Day 2 Homework (Advanced)
Here is a csv file that contains all of the countires that medalled in the 2018 Winter Olympic games, their latitudes and longitudes, medals won, GDP (2018), and population (2018). This time, we are going to plot the countries with more information. Day2CountryInfo2018_ADV.csv
Initial Instructions:
- Download the csv file from the link above.
- Open a new Google Colab notebook and click on “New Notebook” in the bottom right corner. (You may be able to modify your script from the Day 1 Homework instead)
- Click the file icon on the left toolbar, then click on the upload icon (the button on the left).
- Choose the new .csv file to upload in order to import the data.
- Here’s the actual homework!
Assignment
- Open the csv file and examine what’s in it. What variable types are in here? Strings, floats, or integers?
- In your Colab notebook, write a script that imports the data from the file to make a scatter plot.
- As you parse the data, for each country you’ll need to tally up the total medals. You will also need to calculate GDP per 5000 capita (GPD per 5000 people).
- What techniques that we have reviewed can we use to accomplish these?
- We will be plotting the countries that did not medal at all in a different color scheme than the rest of the countries.
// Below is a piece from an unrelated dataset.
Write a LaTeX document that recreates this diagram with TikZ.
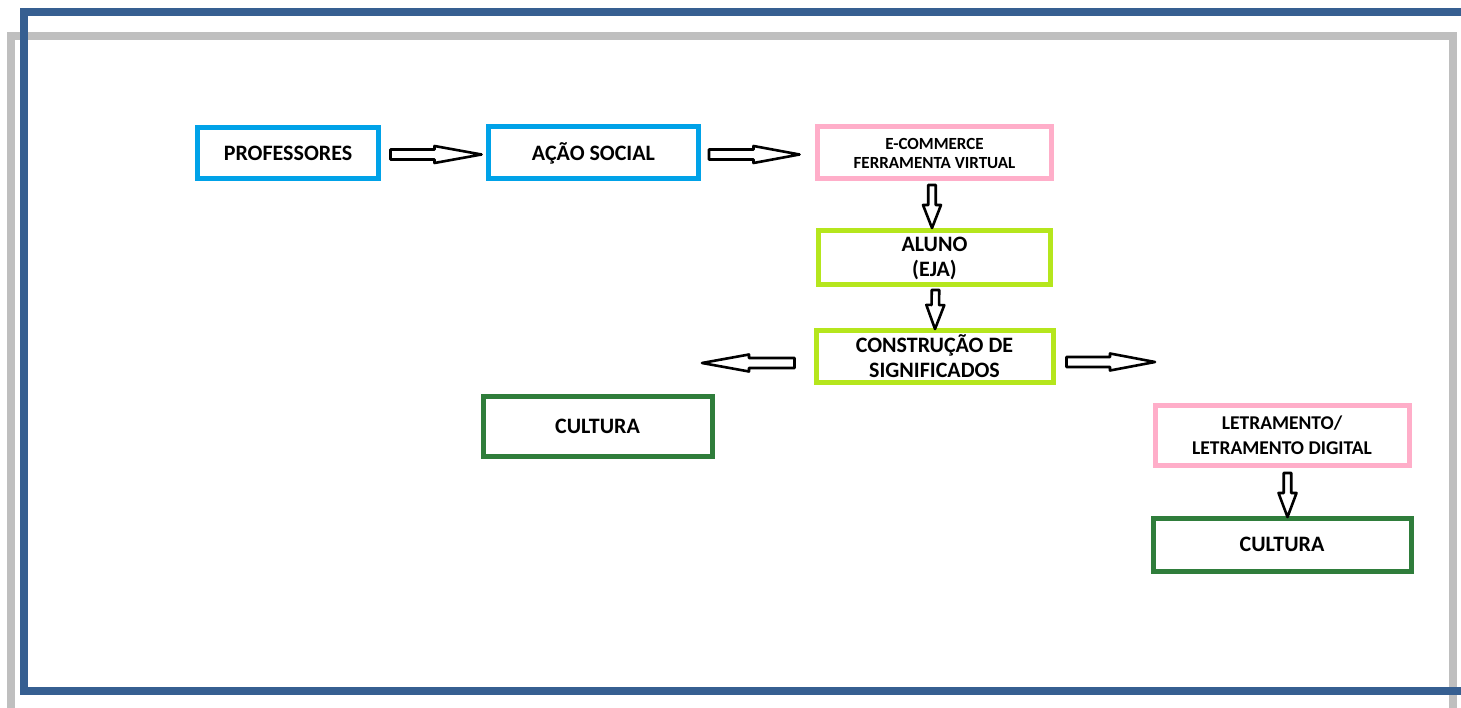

As you parse the data you will need find a way to sort out countries that did not medal.
- This time when you plot the data, color the countries according to number of medals won, and change the size of each point based on GPD per capita.
- See the plt.scatter() documentation to try to figure out how to implement this.
- For countries that did not medal, color them grey, but still change the size of the points with GDP per capita. (Hint: this may require a separate plt.scatter command)
- Add the equator to the plot.
- Congrats! You are all done.
- The plot contains more information than the map from Day 1. In Day 3 we will delve into using more libraries and do more data analysis.